Sonically, FREE SPIRITS finds CA7RIEL and Paco Amoroso as prospectors panning through the silt of their ego death wreckage for gold nuggets and happening upon a luxuriously decadent reward that revels in its experimentation.
Opening with "Nada Nuevo", which leans into Bollywood rhythms that build their urgency with cinematic flourish, into the whiplash-inducing, Bossa-nova soaked – and Jack Black featuring – “Goo Goo Ga Ga”, which is very much not filmic, these both feel like sonic palate cleansers – and if you reach "No Me Sirve Más", this is a wonderland very much for you.
Leaning more into bachata and synthetic beats from hereon, “Ay Ay Ay” (featuring Anderson .Paak) picks up the pace as Brazilian batucada beats sparkle, before the outro melts into something more wholly trippy.
But the sonics on display are only half the story. This is an album about rehabilitation, and confronting those sins that led to this burnout. They ruminate on the likes of the blandness of modern culture ("Nada Nuevo"), lust ("Ay, Ay, Ay!", "Soy Increíble"), greed (“Lo Quireo Ya !”), but each comes with a deeply vulnerable vein that bleeds into the joyous latin sounds and bacchanalian trip-hop. Even "Goo Goo Ga Ga" hosts some deep introspection, as Amoroso perkily sings, "My youth is gone / I don't know if I made the most of it."
Throughout, there's an unease that shimmers.
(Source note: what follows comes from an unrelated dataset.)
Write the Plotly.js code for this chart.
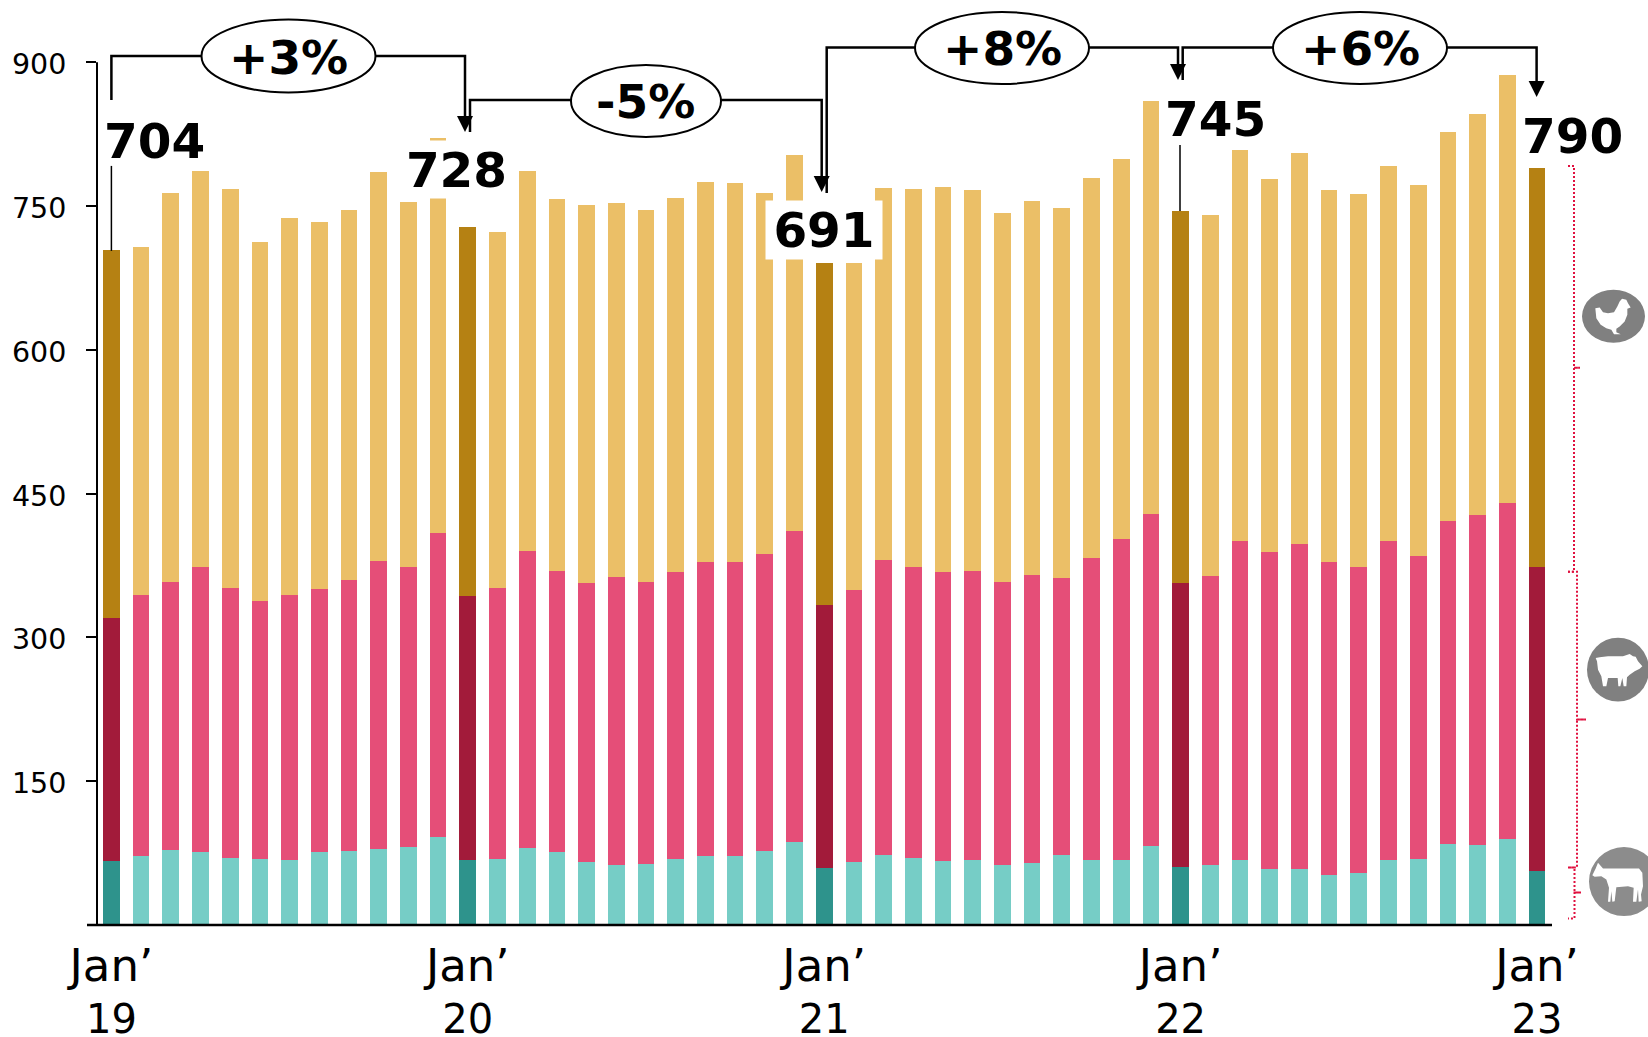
<!DOCTYPE html>
<html>
<head>
<meta charset="utf-8">
<script src="https://cdn.plot.ly/plotly-3.0.1.min.js"></script>
<style>html,body{margin:0;padding:0;background:#fff;overflow:hidden}#c{width:1648px;height:1037px}</style>
</head>
<body>
<div id="c"></div>
<script>
// Months, Jan 2019 .. Jan 2023
const monthIndex = Array.from({length: 49}, (_, i) => i);
const tickPositions = [0, 12, 24, 36, 48];
const janLabel = "<span style=\"font-size:45px\">Jan’</span><br>";
const tickLabels = [janLabel + "19", janLabel + "20", janLabel + "21", janLabel + "22", janLabel + "23"];
const yTicks = [150, 300, 450, 600, 750, 900];

const cattle = [67,72,78,76,70,69,68,76,77,79,81,92,68,69,80,76,66,63,64,69,72,72,77,87,59,66,73,70,67,68,63,65,73,68,68,82,61,63,68,58,58,52,54,68,69,84,83,90,56];
const pork = [253,272,280,298,282,269,276,275,283,301,292,317,275,283,310,293,291,300,294,299,307,307,310,324,275,284,308,303,301,301,295,300,289,315,335,347,296,301,333,331,340,327,319,333,316,337,345,350,318];
const poultry = [384,363,406,413,416,375,394,382,386,406,381,412,385,371,397,388,394,390,388,391,396,395,377,392,357,341,388,395,402,398,385,390,386,396,396,431,388,377,408,389,407,388,390,391,387,406,418,447,416];

const cattleColors = ["#76CDC6", "#2E938C"];
const porkColors = ["#E54E78", "#A21B3A"];
const poultryColors = ["#EBBF67", "#B58113"];

// page geometry of the plot
const W = 1648, H = 1037;
const plotL = 97, plotR = 1648, plotT = 0, plotB = 925.5;
const x0px = 111.4, xStep = 29.7, pxPerUnit = 0.959;
const X = px => (px - x0px) / xStep;
const Y = px => (plotB - px) / pxPerUnit;
const PX = px => (px - plotL) / (plotR - plotL);
const PY = px => (plotB - px) / (plotB - plotT);

const colorsFor = pair => monthIndex.map(i => pair[i % 12 === 0 ? 1 : 0]);
const barTrace = (name, values, pair) => ({
  type: 'bar', name, x: monthIndex, y: values, width: 0.565,
  marker: {color: colorsFor(pair), line: {width: 0}}, hoverinfo: 'skip'
});
const traces = [
  barTrace('Cattle', cattle, cattleColors),
  barTrace('Pork', pork, porkColors),
  barTrace('Poultry', poultry, poultryColors)
];

const shapes = [];
const polyPath = (pts, close) => pts.map((p, i) => (i ? 'L' : 'M') + X(p[0]) + ',' + Y(p[1])).join(' ') + (close ? ' Z' : '');
const line = (pts, width, color, dash) => shapes.push({
  type: 'path', xref: 'x', yref: 'y', layer: 'above', path: polyPath(pts, false),
  line: {color: color || '#000', width: width, dash: dash || 'solid'}, fillcolor: 'rgba(0,0,0,0)'
});
const fill = (pts, color) => shapes.push({
  type: 'path', xref: 'x', yref: 'y', layer: 'above', path: polyPath(pts, true),
  line: {width: 0}, fillcolor: color
});
const ellipse = (cx, cy, rx, ry, fillColor, lineColor, lw) => shapes.push({
  type: 'circle', xref: 'x', yref: 'y', layer: 'above',
  x0: X(cx - rx), x1: X(cx + rx), y0: Y(cy + ry), y1: Y(cy - ry),
  fillcolor: fillColor, line: {color: lineColor, width: lw}
});
const arrowHead = (x, tip) => fill([[x - 8, tip - 16], [x + 8, tip - 16], [x, tip]], '#000');

// axis lines
shapes.push({type: 'line', xref: 'paper', yref: 'paper', x0: PX(87), x1: PX(1552), y0: PY(925.5), y1: PY(925.5), line: {color: '#000', width: 2.5}, layer: 'above'});
shapes.push({type: 'line', xref: 'paper', yref: 'paper', x0: PX(97), x1: PX(97), y0: PY(925.5), y1: PY(plotB - 900 * pxPerUnit), line: {color: '#000', width: 2}, layer: 'above'});

// connectors between the January bars
line([[111.4, 100], [111.4, 56], [465, 56], [465, 120]], 2.5);
arrowHead(465, 132);
line([[470, 132], [470, 100], [821.7, 100], [821.7, 180]], 2.5);
arrowHead(821.7, 192);
line([[826.7, 193], [826.7, 47.5], [1178, 47.5], [1178, 68]], 2.5);
arrowHead(1178, 80);
line([[1182.7, 80], [1182.7, 47.5], [1536.6, 47.5], [1536.6, 85]], 2.5);
arrowHead(1536.6, 97);

// leader lines above bars
line([[111.4, 166], [111.4, 251]], 1.5);
line([[1180, 145], [1180, 211]], 1.5);

// percentage ellipses
ellipse(288.5, 56, 87, 36.5, '#fff', '#000', 2);
ellipse(646, 101, 75, 36, '#fff', '#000', 2);
ellipse(1002, 48, 87, 36, '#fff', '#000', 2);
ellipse(1360, 48, 87, 36, '#fff', '#000', 2);

// dotted brackets
const red = '#E0103F';
const dots = '2px,2px';
line([[1568, 166], [1574, 166], [1574, 368], [1580, 368], [1574, 368], [1574, 572], [1568, 572]], 2, red, dots);
line([[1568, 572], [1577, 572], [1577, 720], [1586, 720], [1577, 720], [1577, 868], [1568, 868]], 2, red, dots);
line([[1568, 868], [1574.5, 868], [1574.5, 893], [1581, 893], [1574.5, 893], [1574.5, 919], [1568, 919]], 2, red, dots);

// animal badges: silhouettes traced at three times their size
const place = (ox, oy, pts) => pts.map(p => [ox + p[0] / 3, oy + p[1] / 3]);
const chicken = [[52,70],[65,68],[75,82],[90,85],[108,82],[118,65],[125,50],[132,42],[145,45],[150,55],[158,68],[148,72],[148,90],[140,110],[125,125],[115,132],[115,142],[128,148],[108,148],[100,135],[85,130],[68,120],[55,100]];
const pig = [[38,70],[50,68],[75,65],[120,65],[140,58],[150,65],[158,66],[165,80],[178,95],[170,102],[155,110],[140,120],[132,128],[130,155],[122,155],[118,130],[112,155],[106,155],[104,130],[75,130],[70,155],[60,155],[55,125],[45,105],[42,80]];
const cow = [[28,92],[38,72],[45,55],[60,72],[90,72],[130,72],[168,72],[178,85],[180,125],[174,150],[176,170],[167,172],[165,135],[160,172],[150,172],[152,130],[135,125],[100,128],[95,170],[88,172],[85,140],[82,172],[75,172],[78,130],[70,105],[55,95],[35,97]];
ellipse(1613.5, 316.5, 31.5, 26.5, '#808080', '#808080', 0);
fill(place(1578, 285, chicken), '#fff');
ellipse(1618, 670, 31, 32, '#808080', '#808080', 0);
fill(place(1583, 635, pig), '#fff');
ellipse(1624, 882, 35, 34.5, '#8c8c8c', '#8c8c8c', 0);
fill(place(1583, 845, cow), '#fff');

const boldFont = size => ({family: '"DejaVu Sans", sans-serif', size, color: '#000'});
const label = (text, cx, cy, size, extra) => Object.assign({
  text: '<b>' + text + '</b>', x: X(cx), y: Y(cy), xref: 'x', yref: 'y',
  xanchor: 'center', yanchor: 'middle', showarrow: false, font: boldFont(size), borderpad: 0
}, extra || {});

const annotations = [
  label('+3%', 288, 58, 47),
  label('-5%', 645.5, 102, 47),
  label('+8%', 1002, 49, 47),
  label('+6%', 1360, 49, 47),
  label('704', 154.5, 141, 48.5),
  label('728', 456, 170, 48.5, {bgcolor: '#fff', width: 105, height: 57}),
  label('691', 824, 230, 48.5, {bgcolor: '#fff', width: 116, height: 58}),
  label('745', 1215.5, 119, 48.5),
  label('790', 1572, 136, 48.5)
];

const layout = {
  width: W, height: H, autosize: false,
  margin: {l: plotL, r: W - plotR, t: plotT, b: H - plotB, pad: 0},
  paper_bgcolor: '#fff', plot_bgcolor: '#fff',
  barmode: 'stack', showlegend: false, hovermode: false,
  font: {family: '"DejaVu Sans", sans-serif', color: '#000'},
  xaxis: {
    range: [X(plotL), X(plotR)], tickmode: 'array', tickvals: tickPositions, ticktext: tickLabels,
    ticks: '', showgrid: false, zeroline: false, showline: false,
    tickangle: 0, tickfont: {size: 40, family: '"DejaVu Sans", sans-serif', color: '#000'}, ticklabelstandoff: 15
  },
  yaxis: {
    range: [0, Y(plotT)], tickmode: 'array', tickvals: yTicks, ticktext: yTicks.map(String),
    ticks: 'outside', ticklen: 10, tickwidth: 2, tickcolor: '#000',
    showgrid: false, zeroline: false, showline: false,
    tickfont: {size: 28.5, family: '"DejaVu Sans", sans-serif', color: '#000'}, ticklabelstandoff: 14, ticklabelshift: 2
  },
  shapes, annotations
};

Plotly.newPlot('c', traces, layout, {displayModeBar: false, staticPlot: true});
</script>
</body>
</html>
Even as the midway point “Hasta Jesús Tuvo un Mal Dia” finds Sting singing “Even Jesus had his bad days” in the English-language bridge of the track, "Ha Ha" immediately reverts into dissecting anxiety dreams soundtracked by a wicked collision of R&B verses and EDM choruses.
Ending with the sparse, Fred again…-featuring rapture “Lo Quireo Ya !”, it feels more akin to a lost night on the dance floor as the world spirals around you. It’s an exquisite end that packs in the nitty-gritty of the journey its auteurs have been in since being flung into the never-ending spotlight.
FREE SPIRITS brilliantly represents the pairs growth into themselves and into the reality around them. It’s as playful as you’d expect – the features all doing their part to add to the dizzying hold on to actuality – but beneath the smirk lies something more deliberate. While CA7RIEL and Paco Amoroso continue channeling their weirdness and individuality into the long-game of finding a new, better reality after reckoning with the toughest opponent of all – the self.